You make a good point. The car has about 180k miles on it but if it is unconditional then it might work. It is a long shot but I will call tomorrow. There is a smaller vapor hose attached to the filler neck as well. That clamp looks like I can get it off with out too much trouble. The filler hose is the problematic one. To your comment on special wrenches, it may be the case on the larger hose clamps. They are so rusted that some parts of the screw head appears to have fallen off. But I might me mistaken, it could be some crazy tamper proof thing i’m not familiar with. I will have to get a better look under good lighting. I may try a small vice grip on them but I suspect the head may break away and it will be a task. Thanks for your ideas.

The only way to do this job is to disconnect the filler tube from the body and remove the tank. Otherwise, even if you manage to cut the clamps, you won’t have room to remove the filler tube.

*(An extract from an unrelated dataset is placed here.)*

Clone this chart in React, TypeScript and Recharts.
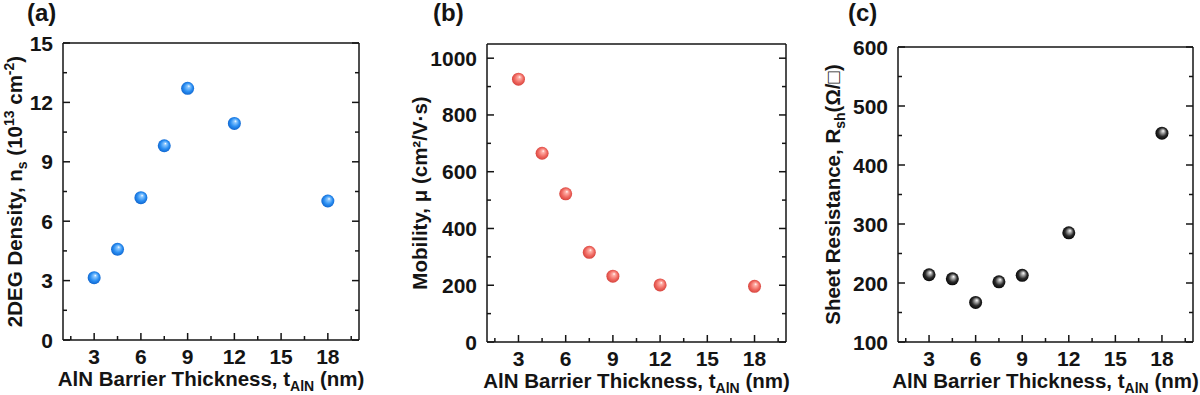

I went to a salvage yard to see if I could find a decent part as a new one is $146 at the dealer. I did not have any luck finding one worth taking a chance on (everything was very corroded) but I got some experience taking one out. It seems the best approach is to use a small flat blade screw driver and pry under the clamp screw. Working it back and forth and up and down. The clamp will open up enough so that the screw will free up and turn. I could turn the screw with a vise grip as the heads were in tough shape as is on my car. The screw unthreaded from the slotted theeth in the clamp and fell out freeing up everything. It takes some patience but it will work and I can reuse the hoses. I just ordered a new part on the internet, Sill expensive but a much better price than the dealer. Thanks to all who responded as experience and ideas sharing is what this board is all about.